SAN DIEGO - An Ethiopian woman who told a therapist she had anger and impulse issues should be convicted of murder for strangling her baby son, a prosecutor said Monday, but her attorney argued that she imagined that the 7- month-old fell out of a third-story window.
Deputy District Attorney Nicole Rooney told a jury in her opening statement of trial that Zewoinesh Badasso strangled her son in two ways – with her hands and with a ligature – on Sept. 7, 2012.
Rooney said Badasso grabbed, squeezed and shook the baby before killing him. The defendant has pleaded not guilty by reason of insanity. Prior to the killing, Badasso, 35, told a therapist that she had anger issues, a history of violence and had difficulty controlling her impulses, according to Rooney.
The boy -- named David -- was found about 5 p.m. by two passersby in an alley below a third-story apartment where Badasso was staying. "Please let that be a doll and not a baby," one of the passersby said as they came upon the child, Rooney told the jury.
The person who spotted the body said the mother seemed calm and "uncaring" as they called 911 to try and save the child's life. Badasso told police she accidentally dropped the baby while trying to open a window.
An autopsy revealed the baby had been strangled, "murdered by his own mother," Rooney said.
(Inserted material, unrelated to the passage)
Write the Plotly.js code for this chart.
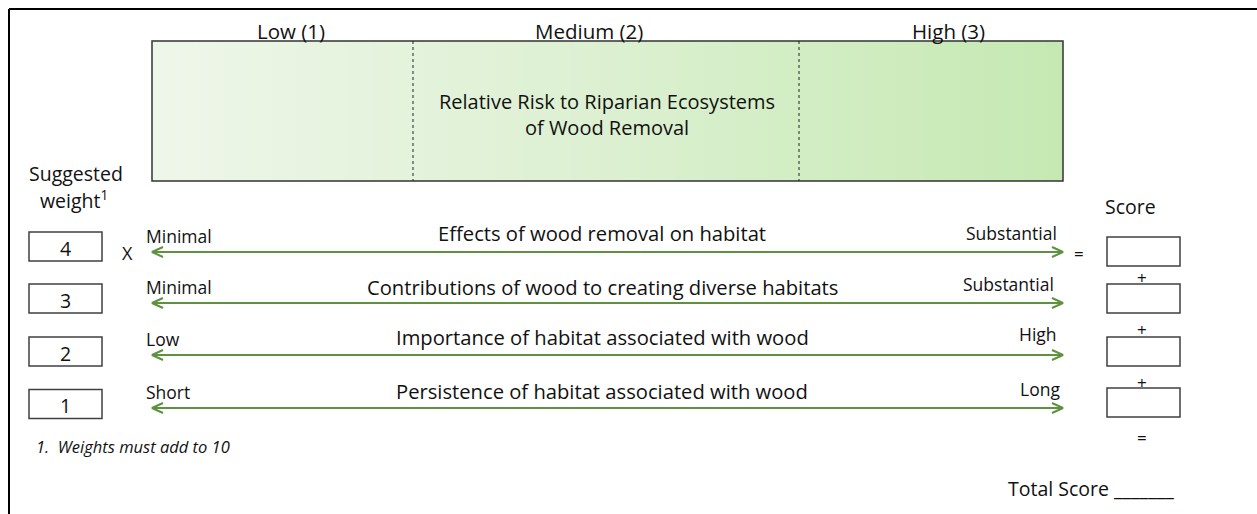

Defense attorney Amy McDonald told the jury that Badasso was beaten daily by her father in Ethiopia, leaving her blind in one eye.
Badasso was left with memory problems and tended to "disassociate" herself from her problems, her attorney said. At 12 years old, Badasso was held down and had her female genitalia mutilated, McDonald said. Badasso escaped from Ethiopia and came to the United States in 2000, but suffered from major depression and tried to kill herself at least twice, McDonald said.
The defendant had two miscarriages, began to hear voices and was raped by a stranger in 2011, her attorney said. Badasso got pregnant and was a good mother to David, McDonald said. The defendant's doctors and therapists disagreed on whether Badasso should be on medication for anxiety, depression and lack of sleep, McDonald said. Badasso finally took some prescribed medication and went into a "disassociate state" the day of the killing, feeling like she was in a dream, her attorney said.
"It's horrifying," McDonald told the jury, saying her client remembers few details about the killing. McDonald said Badasso felt helpless watching herself kill her child and imagined that he fell out of the window.
Jurors will first hear evidence in the guilt phase of trial. If Badasso is convicted, a sanity phase will follow in which the defense will have to show that the defendant was insane at the time the baby was strangled.